David Kirby and Emily Ekins write in Politico:
The Republican National Convention this week announced speaking slots for libertarian Sen. Rand Paul (R-Ky.) and social conservative Rick Santorum. Both claim the “tea party” brand. However the 2012 primary season reveals that the tea party playbook is more Paul than Santorum.
Conventional political wisdom for at least two decades has held that Republican primaries are won by emphasizing values issues to placate socially conservative voters. Observers point to Santorum’s strong showing in the presidential primaries. Exit polls, however, reveal Santorum never won a majority of the tea party vote in any primary.
Republican candidates must increasingly win over both Paul and tea party supporters on economic issues. Libertarians and the tea party movement are intertwined in ways the campaigns and the media have yet to fully appreciate.
Tea party supporters are actually united on economics, but split on social issues, we find, compiling data from local and national polls with dozens of original interviews with tea party members and leaders. Roughly half the tea party is socially conservative, half libertarian: fiscally conservative, but socially moderate to liberal.
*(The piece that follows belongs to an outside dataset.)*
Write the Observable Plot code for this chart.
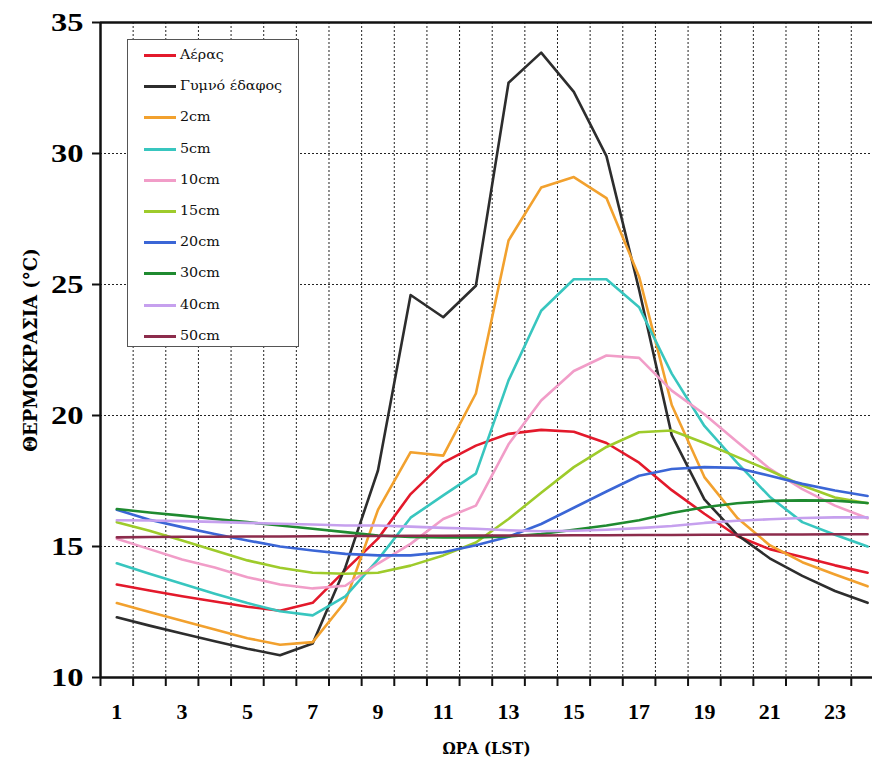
<!DOCTYPE html>
<html>
<head>
<meta charset="utf-8">
<script src="https://cdn.jsdelivr.net/npm/d3@7"></script>
<script src="https://cdn.jsdelivr.net/npm/@observablehq/plot@0.6"></script>
<style>
  html, body { margin: 0; padding: 0; background: #fff; overflow: hidden; }
  #wrap { position: relative; width: 872px; height: 760px; }
  #legend { position: absolute; left: 127px; top: 39px; width: 172px; height: 308px;
            border: 1.5px solid #555; background: #fff; box-sizing: border-box;
            font-family: "DejaVu Serif", serif; font-size: 13px; color: #111; }
  .item { position: absolute; left: 0; height: 20px; width: 100%; }
  .swatch { position: absolute; left: 16px; top: 8px; width: 32px; height: 3px; }
  .lab { position: absolute; left: 52px; top: 1px; white-space: nowrap; transform: scaleX(1.1); transform-origin: left center; }
</style>
</head>
<body>
<div id="wrap"><div id="legend"></div></div>
<script>
// ---- data ----
const hours = [1,2,3,4,5,6,7,8,9,10,11,12,13,14,15,16,17,18,19,20,21,22,23,24];
const seriesNames = ["Αέρας","Γυμνό έδαφος","2cm","5cm","10cm","15cm","20cm","30cm","40cm","50cm"];
const seriesColors = ["#e3192b","#2d2d2d","#f2a12e","#38c6bf","#f19dc8","#9ecb2b","#3b66d6","#1f8a30","#c6a0ee","#8c2c4c"];

const airTemp   = [13.55,13.32,13.1,12.9,12.7,12.55,12.85,14.1,15.3,17.0,18.2,18.85,19.3,19.45,19.38,18.95,18.2,17.15,16.25,15.4,14.9,14.6,14.28,14.0];
const bareSoil  = [12.3,11.98,11.68,11.38,11.1,10.85,11.3,14.2,17.9,24.6,23.75,24.95,32.7,33.85,32.35,29.9,24.8,19.25,16.8,15.45,14.55,13.88,13.3,12.85];
const depth2    = [12.84,12.5,12.17,11.83,11.5,11.25,11.35,12.9,16.4,18.6,18.47,20.84,26.68,28.7,29.1,28.3,25.3,20.4,17.65,16.1,15.05,14.4,13.93,13.48];
const depth5    = [14.36,13.96,13.58,13.2,12.84,12.53,12.37,13.1,14.5,16.1,16.95,17.78,21.34,24.0,25.2,25.2,24.13,21.6,19.6,18.2,16.9,15.93,15.45,15.0];
const depth10   = [15.3,14.9,14.5,14.2,13.83,13.55,13.4,13.5,14.35,15.1,16.05,16.56,18.9,20.57,21.7,22.29,22.2,20.95,20.05,19.0,17.97,17.19,16.56,16.08];
const depth15   = [15.93,15.6,15.23,14.85,14.47,14.19,14.0,13.96,14.0,14.27,14.66,15.15,16.05,17.05,18.03,18.8,19.36,19.43,18.95,18.42,17.9,17.33,16.87,16.65];
const depth20   = [16.4,16.02,15.74,15.48,15.23,15.0,14.85,14.72,14.66,14.66,14.78,15.05,15.37,15.86,16.48,17.1,17.7,17.96,18.03,18.0,17.7,17.39,17.14,16.93];
const depth30   = [16.43,16.3,16.18,16.05,15.93,15.8,15.68,15.55,15.42,15.36,15.35,15.35,15.38,15.48,15.64,15.8,16.0,16.28,16.5,16.65,16.74,16.76,16.75,16.66];
const depth40   = [16.0,15.99,15.97,15.94,15.9,15.87,15.84,15.8,15.8,15.76,15.71,15.68,15.62,15.58,15.6,15.64,15.7,15.78,15.9,15.98,16.04,16.09,16.11,16.11];
const depth50   = [15.35,15.36,15.37,15.37,15.38,15.38,15.39,15.4,15.4,15.41,15.41,15.42,15.42,15.42,15.43,15.43,15.44,15.44,15.45,15.45,15.46,15.46,15.47,15.47];

const seriesValues = [airTemp,bareSoil,depth2,depth5,depth10,depth15,depth20,depth30,depth40,depth50];

const xTickLabels = [1,3,5,7,9,11,13,15,17,19,21,23];
const xTickMarks  = [0.5,1.5,2.5,3.5,4.5,5.5,6.5,7.5,8.5,9.5,10.5,11.5,12.5,13.5,14.5,15.5,16.5,17.5,18.5,19.5,20.5,21.5,22.5,23.5];
const xGrid       = [1.5,2.5,3.5,4.5,5.5,6.5,7.5,8.5,9.5,10.5,11.5,12.5,13.5,14.5,15.5,16.5,17.5,18.5,19.5,20.5,21.5,22.5,23.5];
const yTicks      = [10,15,20,25,30,35];
const yGrid       = [15,20,25,30];
const yTop        = [35];
const yBottom     = [10];
const xLeft       = [0.5];
const xTitle = "ΩΡΑ (LST)";
const yTitle = "ΘΕΡΜΟΚΡΑΣΙΑ (°C)";

// ---- table ----
const rows = seriesNames.flatMap((s, i) => hours.map((h, j) => ({series: s, hour: h, value: seriesValues[i][j]})));

const FONT = "'Liberation Serif', 'DejaVu Serif', serif";
const GREEK_FONT = "'DejaVu Serif', serif";

const chart = Plot.plot({
  width: 872,
  height: 760,
  marginLeft: 100,
  marginRight: 0,
  marginTop: 22,
  marginBottom: 83,
  style: {fontFamily: FONT, background: "transparent", color: "#000", overflow: "visible"},
  x: {domain: [0.5, 24.15]},
  y: {domain: [10, 35]},
  color: {domain: seriesNames, range: seriesColors},
  marks: [
    Plot.ruleX(xGrid, {stroke: "#222", strokeWidth: 1, strokeDasharray: "2,2"}),
    Plot.ruleY(yGrid, {stroke: "#222", strokeWidth: 1, strokeDasharray: "2,2"}),
    Plot.line(rows, {x: "hour", y: "value", z: "series", stroke: "series", strokeWidth: 2.6, strokeLinejoin: "round"}),
    Plot.ruleY(yTop, {stroke: "#111", strokeWidth: 2.5}),
    Plot.ruleY(yBottom, {stroke: "#111", strokeWidth: 2.5}),
    Plot.ruleX(xLeft, {stroke: "#111", strokeWidth: 2.5}),
    Plot.axisX(xTickMarks, {tickSize: 9, strokeWidth: 2, stroke: "#111", tickFormat: () => "", label: null}),
    Plot.axisX(xTickLabels, {tickSize: 0, tickPadding: 26, fontSize: 22, fontWeight: "bold",
      label: xTitle, labelAnchor: "center", labelOffset: 76, labelArrow: "none"}),
    Plot.axisY(yTicks, {tickSize: 8, tickPadding: 9, strokeWidth: 2, stroke: "#111", fontSize: 26, fontWeight: "bold",
      label: yTitle, labelAnchor: "center", labelOffset: 76, labelArrow: "none"})
  ]
});

document.getElementById("wrap").prepend(chart);

// post-styling
const svg = d3.select(chart);
svg.selectAll("text").attr("font-family", FONT);
svg.selectAll('g[aria-label="y-axis tick label"] text').each(function() {
  const t = this.getAttribute("transform") || "";
  this.setAttribute("transform", t + " scale(1.25,1)");
});
svg.selectAll('g[aria-label="x-axis label"], g[aria-label="x-axis label"] text')
  .attr("font-family", GREEK_FONT).attr("font-size", 17).attr("font-weight", "bold");
svg.selectAll('g[aria-label="x-axis label"] text').each(function() {
  const t = this.getAttribute("transform") || "";
  this.setAttribute("transform", t + " scale(0.88,1)");
});
svg.selectAll('g[aria-label="y-axis label"], g[aria-label="y-axis label"] text')
  .attr("font-family", GREEK_FONT).attr("font-size", 18).attr("font-weight", "bold");

// legend
const legend = document.getElementById("legend");
seriesNames.forEach((name, i) => {
  const item = document.createElement("div");
  item.className = "item";
  item.style.top = (6 + i * 31.2) + "px";
  const sw = document.createElement("div");
  sw.className = "swatch";
  sw.style.background = seriesColors[i];
  const lab = document.createElement("span");
  lab.className = "lab";
  lab.textContent = name;
  item.appendChild(sw);
  item.appendChild(lab);
  legend.appendChild(item);
});
</script>
</body>
</html>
Libertarians led the way for tea party disaffection with establishment Republicans. Starting in early 2008 through the early tea parties, libertarians were more than twice as “angry” with the Republican Party as social conservatives; more pessimistic about the economy and deficit during the Bush years, and more frustrated that people like them cannot affect government. Libertarians, including young people who supported Paul’s 2008 presidential campaign, provided much of the early energy for the tea party and spread the word through social media.
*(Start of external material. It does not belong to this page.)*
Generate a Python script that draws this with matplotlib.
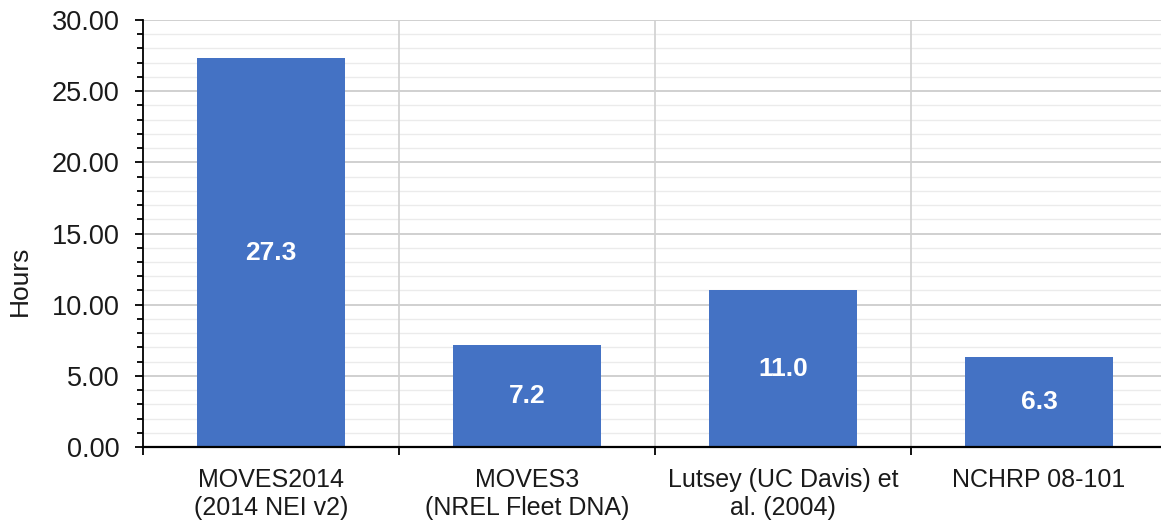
import matplotlib
matplotlib.use("Agg")
import matplotlib.pyplot as plt
from matplotlib.ticker import MultipleLocator, FuncFormatter, FixedLocator
import numpy as np

categories = ["MOVES2014\n(2014 NEI v2)", "MOVES3\n(NREL Fleet DNA)",
              "Lutsey (UC Davis) et\nal. (2004)", "NCHRP 08-101"]
values = [27.3, 7.2, 11.0, 6.3]
value_labels = ["27.3", "7.2", "11.0", "6.3"]

plt.rcParams['font.family'] = ['Liberation Sans', 'DejaVu Sans']

fig = plt.figure(figsize=(11.61, 5.21), dpi=100)
W, H = 1161, 521
ax = fig.add_axes([143 / W, (521 - 447) / H, 1024 / W, 427 / H])

x = np.arange(len(categories))
ax.bar(x, values, width=0.575, color="#4472C4", zorder=3)

ax.set_xlim(-0.5, len(categories) - 0.5)
ax.set_ylim(0, 30)

ax.yaxis.set_major_locator(MultipleLocator(5))
ax.yaxis.set_minor_locator(MultipleLocator(1))
ax.yaxis.set_major_formatter(FuncFormatter(lambda v, p: f"{v:.2f}"))

# grid
for yv in np.arange(1, 30, 1):
    if yv % 5 != 0:
        ax.axhline(yv, color="#ebebeb", lw=1.0, zorder=1)
for yv in np.arange(5, 31, 5):
    ax.axhline(yv, color="#c8c8c8", lw=1.2, zorder=1)
for xb in np.arange(0.5, len(categories), 1):
    ax.axvline(xb, color="#d0d0d0", lw=1.2, zorder=1)

ax.set_xticks(x)
ax.set_xticklabels(categories, fontsize=18, color="#1a1a1a")
ax.xaxis.set_minor_locator(FixedLocator(np.arange(-0.5, len(categories), 1)))
ax.tick_params(axis='x', which='major', length=0, pad=15)
ax.tick_params(axis='x', which='minor', length=6, width=1.3, direction='out', color='black')
ax.tick_params(axis='y', which='major', length=6, width=1.3, labelsize=19.5, labelcolor="#1a1a1a", pad=11)
ax.tick_params(axis='y', which='minor', length=4.5, width=1.3)

for s in ["top", "right"]:
    ax.spines[s].set_visible(False)
ax.spines["left"].set_linewidth(1.3)
ax.spines["bottom"].set_linewidth(1.6)
ax.spines["bottom"].set_zorder(4)

ax.set_ylabel("Hours", fontsize=19, color="#1a1a1a", labelpad=14)
ax.yaxis.label.set_y(0.389)

for xi, v, lab in zip(x, values, value_labels):
    ax.text(xi, v / 2, lab, ha="center", va="center", color="white",
            fontsize=19, fontweight="bold", zorder=5)

fig.savefig("out.png", dpi=100)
In fact, 91 percent of tea party libertarians are more concerned about taxes and jobs than gay marriage and abortion, according to a New York Times poll. Religious bona fides will not win the tea party vote in primaries. The tea party’s strong libertarian roots help explain why more and more Republican candidates are running as functional libertarians—emphasizing fiscal issues such as spending, tax reform and ending bailouts, while avoiding subjects like abortion and gay marriage—and winning…
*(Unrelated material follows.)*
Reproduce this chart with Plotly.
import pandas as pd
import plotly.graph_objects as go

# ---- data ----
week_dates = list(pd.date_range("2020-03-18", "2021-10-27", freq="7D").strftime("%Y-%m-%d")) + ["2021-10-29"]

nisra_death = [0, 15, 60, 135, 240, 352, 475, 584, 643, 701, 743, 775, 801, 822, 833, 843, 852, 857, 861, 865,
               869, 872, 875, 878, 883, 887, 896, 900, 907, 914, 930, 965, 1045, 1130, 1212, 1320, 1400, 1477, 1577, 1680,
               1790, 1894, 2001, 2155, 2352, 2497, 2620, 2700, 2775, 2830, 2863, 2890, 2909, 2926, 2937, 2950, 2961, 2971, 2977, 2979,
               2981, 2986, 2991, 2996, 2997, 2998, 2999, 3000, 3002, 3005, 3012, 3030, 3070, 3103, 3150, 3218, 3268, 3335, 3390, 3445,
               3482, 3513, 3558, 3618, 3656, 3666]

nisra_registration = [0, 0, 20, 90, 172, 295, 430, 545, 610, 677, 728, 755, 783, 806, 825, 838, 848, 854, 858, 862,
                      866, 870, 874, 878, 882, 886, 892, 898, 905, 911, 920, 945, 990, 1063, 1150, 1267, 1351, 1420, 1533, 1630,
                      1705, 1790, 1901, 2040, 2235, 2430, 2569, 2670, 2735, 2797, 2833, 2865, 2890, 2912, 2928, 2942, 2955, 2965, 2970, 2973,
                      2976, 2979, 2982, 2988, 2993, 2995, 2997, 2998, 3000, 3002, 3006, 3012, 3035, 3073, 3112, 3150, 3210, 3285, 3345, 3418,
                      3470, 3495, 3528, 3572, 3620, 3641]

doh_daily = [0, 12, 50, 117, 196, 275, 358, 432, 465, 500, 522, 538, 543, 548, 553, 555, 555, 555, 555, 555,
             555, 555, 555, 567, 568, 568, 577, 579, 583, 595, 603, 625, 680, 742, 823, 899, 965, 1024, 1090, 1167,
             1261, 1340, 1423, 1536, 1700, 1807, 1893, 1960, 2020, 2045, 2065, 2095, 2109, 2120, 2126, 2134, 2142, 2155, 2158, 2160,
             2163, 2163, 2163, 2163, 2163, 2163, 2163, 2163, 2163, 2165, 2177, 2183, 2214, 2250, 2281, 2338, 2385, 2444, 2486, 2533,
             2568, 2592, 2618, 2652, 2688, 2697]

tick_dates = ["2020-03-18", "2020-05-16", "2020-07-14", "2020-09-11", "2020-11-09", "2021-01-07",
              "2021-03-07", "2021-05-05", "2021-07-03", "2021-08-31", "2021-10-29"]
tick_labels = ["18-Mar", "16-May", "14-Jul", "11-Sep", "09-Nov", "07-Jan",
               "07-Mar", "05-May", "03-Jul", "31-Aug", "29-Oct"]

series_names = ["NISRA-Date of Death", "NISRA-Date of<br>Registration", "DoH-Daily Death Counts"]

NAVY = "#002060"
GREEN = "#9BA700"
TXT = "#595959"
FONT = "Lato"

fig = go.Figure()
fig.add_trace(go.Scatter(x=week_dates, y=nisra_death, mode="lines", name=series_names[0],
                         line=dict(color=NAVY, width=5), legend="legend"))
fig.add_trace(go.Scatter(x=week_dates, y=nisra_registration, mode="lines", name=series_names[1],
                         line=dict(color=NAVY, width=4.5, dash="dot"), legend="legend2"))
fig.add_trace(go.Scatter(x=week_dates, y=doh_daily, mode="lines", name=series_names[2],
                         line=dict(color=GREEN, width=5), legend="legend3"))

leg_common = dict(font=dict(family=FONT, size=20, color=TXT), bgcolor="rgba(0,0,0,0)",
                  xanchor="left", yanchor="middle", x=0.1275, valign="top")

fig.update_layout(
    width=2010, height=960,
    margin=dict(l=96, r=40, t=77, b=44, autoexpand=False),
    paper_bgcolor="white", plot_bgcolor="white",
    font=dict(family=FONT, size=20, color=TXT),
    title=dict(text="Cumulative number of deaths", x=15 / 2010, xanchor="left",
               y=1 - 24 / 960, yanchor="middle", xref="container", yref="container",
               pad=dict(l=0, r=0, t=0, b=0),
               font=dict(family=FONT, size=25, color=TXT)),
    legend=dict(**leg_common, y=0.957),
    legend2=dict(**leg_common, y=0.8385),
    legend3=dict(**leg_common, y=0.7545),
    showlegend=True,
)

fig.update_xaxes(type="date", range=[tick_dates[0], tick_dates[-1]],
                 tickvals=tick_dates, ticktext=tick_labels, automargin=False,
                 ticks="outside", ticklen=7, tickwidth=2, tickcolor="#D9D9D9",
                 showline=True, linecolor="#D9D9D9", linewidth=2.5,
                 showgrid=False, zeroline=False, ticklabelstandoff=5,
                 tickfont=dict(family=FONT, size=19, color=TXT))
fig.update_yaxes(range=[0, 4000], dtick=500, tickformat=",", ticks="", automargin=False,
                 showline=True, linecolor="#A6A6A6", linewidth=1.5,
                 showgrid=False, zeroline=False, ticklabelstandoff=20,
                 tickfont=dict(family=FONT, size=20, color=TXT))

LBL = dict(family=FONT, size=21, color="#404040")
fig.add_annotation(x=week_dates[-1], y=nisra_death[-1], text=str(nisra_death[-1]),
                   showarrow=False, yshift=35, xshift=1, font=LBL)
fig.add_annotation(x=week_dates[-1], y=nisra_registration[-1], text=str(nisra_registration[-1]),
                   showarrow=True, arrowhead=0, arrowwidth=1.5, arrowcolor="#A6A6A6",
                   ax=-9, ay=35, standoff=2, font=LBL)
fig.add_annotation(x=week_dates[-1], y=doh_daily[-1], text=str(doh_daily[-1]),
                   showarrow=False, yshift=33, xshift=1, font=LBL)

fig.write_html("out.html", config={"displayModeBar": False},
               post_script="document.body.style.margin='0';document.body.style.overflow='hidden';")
I think part of the reason for the tea party’s rise is that it is our economic freedom that has been most under attack during the last 10 (yes, you read that right, 10) years.
The three traditional legs of conservatism are foreign policy, social issues, and economic issues. Obama has not done much to change the general political outlook for foreign policy (there is no “Obama Doctrine”) or social issues. Almost his entire focus has been on economic issues. Even before that under Bush, we raised spending, passed the prescription drug boondoggle, and bailed out the banks.
Economic conservatives are the most upset, because they have been the ones most screwed over.
Romney’s choice of Ryan as v.p. is going to appeal to those less concerned with social issues and more with economic ones. My sense is that Ryan is going to focus much more on fiscal issues than social ones–if he even gets into social issues at all. The comments he’s made about gays in the past would alienate those for whom stopping gay marriage is THE defining issue, but is that the group that decides elections?
Proportional self-described tea party support shook out as follows:
1. Gingrich
2. Santorum
3. Romney
4. Paul
While guys like Jack Hunter (and I’m sympathetic to the argument he wants to make) insinuate that Ron Paul-libertarianism is at the heart of the contemporary tea party movement, electoral results clearly show that isn’t the case. Self-identified tea party types are especially committed ‘conservatives’ (that is, they really like Fox News and Rush Limbaugh).